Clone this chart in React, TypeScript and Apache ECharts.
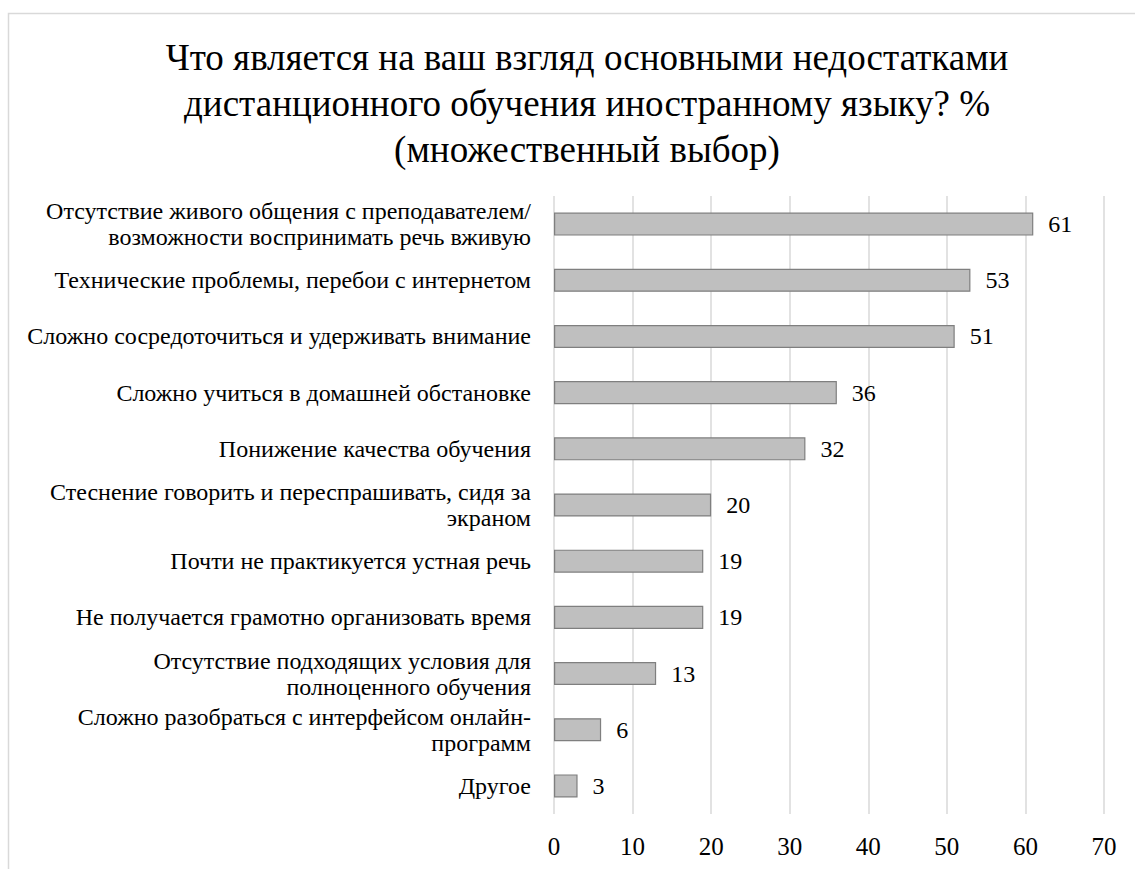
import React, { useEffect, useRef } from "react";
import * as echarts from "echarts";

const titleText =
  "Что является на ваш взгляд основными недостатками\nдистанционного обучения иностранному языку? %\n(множественный выбор)";

const categories = [
  "Отсутствие живого общения с преподавателем/\nвозможности воспринимать речь вживую",
  "Технические проблемы, перебои с интернетом",
  "Сложно сосредоточиться и удерживать внимание",
  "Сложно учиться в домашней обстановке",
  "Понижение качества обучения",
  "Стеснение говорить и переспрашивать, сидя за\nэкраном",
  "Почти не практикуется устная речь",
  "Не получается грамотно организовать время",
  "Отсутствие подходящих условия для\nполноценного обучения",
  "Сложно разобраться с интерфейсом онлайн-\nпрограмм",
  "Другое",
];

const values = [61, 53, 51, 36, 32, 20, 19, 19, 13, 6, 3];

const xTicks = { min: 0, max: 70, interval: 10 };

const FONT = "Liberation Serif";

export default function App() {
  const ref = useRef<HTMLDivElement>(null);
  useEffect(() => {
    if (!ref.current) return;
    const chart = echarts.init(ref.current, null, { renderer: "svg" });
    chart.setOption({
      animation: false,
      backgroundColor: "#ffffff",
      title: {
        text: titleText,
        left: 582,
        top: 29,
        textAlign: "center",
        textStyle: {
          fontFamily: FONT,
          fontSize: 37,
          fontWeight: "normal",
          color: "#000000",
          lineHeight: 46,
        },
      },
      graphic: [
        {
          type: "rect",
          shape: { x: 8.5, y: 13.5, width: 1300, height: 1000 },
          style: { fill: "none", stroke: "#d9d9d9", lineWidth: 1.5 },
          silent: true,
          z: -10,
        },
      ],
      grid: { left: 554, right: 31, top: 196, bottom: 55, containLabel: false },
      xAxis: {
        type: "value",
        min: xTicks.min,
        max: xTicks.max,
        interval: xTicks.interval,
        axisLine: { show: false },
        axisTick: { show: false },
        splitLine: { show: true, lineStyle: { color: "#d9d9d9", width: 1.5 } },
        axisLabel: {
          fontFamily: FONT,
          fontSize: 25,
          color: "#000000",
          margin: 20,
        },
      },
      yAxis: {
        type: "category",
        data: categories,
        inverse: true,
        axisLine: { show: false },
        axisTick: { show: false },
        axisLabel: {
          fontFamily: FONT,
          fontSize: 24,
          lineHeight: 26,
          color: "#000000",
          margin: 23,
          align: "right",
        },
      },
      series: [
        {
          type: "bar",
          data: values,
          barCategoryGap: "59%",
          itemStyle: {
            color: "#bfbfbf",
            borderColor: "#7f7f7f",
            borderWidth: 1.2,
          },
          label: {
            show: true,
            position: "right",
            distance: 15,
            fontFamily: FONT,
            fontSize: 24,
            color: "#000000",
          },
        },
      ],
    });
    return () => chart.dispose();
  }, []);
  return (
    <div
      ref={ref}
      style={{ position: "fixed", left: 0, top: 0, width: 1135, height: 869 }}
    />
  );
}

◇ ◇ ◇

All lines above with "React" in them should be returned.

Clone this chart in React, TypeScript and Apache ECharts.
import React, { useEffect, useRef } from "react";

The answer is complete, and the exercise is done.